As Cuomo wrote in an op-ed column in June in The Washington Post: “The coldblooded terrorist attacks in Tel Aviv this week served as a chilling reminder of the summer of 2014, when a steady rain of terrorist rockets from Gaza confined the vast majority of the Israeli population to bomb shelters and protected rooms. During a visit with a bipartisan delegation that August I was shown a mile-long Hamas tunnel built to infiltrate Israel’s southern communities and murder their residents. The tunnel was frightening because it was the manifestation of the single-minded obsession by Israel’s enemies to destroy the Jewish state. And yet, in many ways it was not nearly as frightening as continued efforts to boycott, divest from and sanction Israel.”

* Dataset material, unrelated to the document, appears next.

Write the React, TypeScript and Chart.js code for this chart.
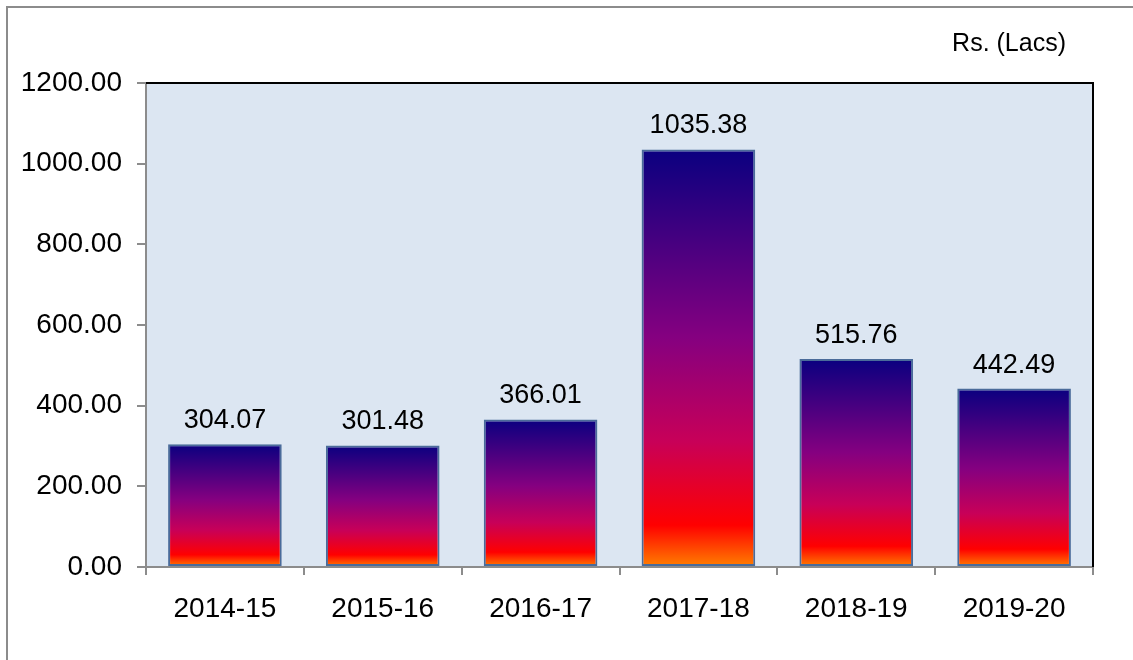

“That is why,” Cuomo went on, he “signed the first executive order by a U.S. governor to help protect Israel from these pernicious efforts to punish it economically. My order ensures that no state agency or authority will engage in or promote any investment activity that would further the harmful and discriminatory BDS campaign. “

He said “a new front has opened in the fight against Israel’s existence,” that “there are those who seek to weaken Israel through the politics of discrimination, hatred and fear. New York will not tolerate this new brand of warfare. New York stands with Israel because we are Israel and Israel is us. Our values—freedom, democracy, liberty and the pursuit of peace—are collective, as is our drive to achieve them.”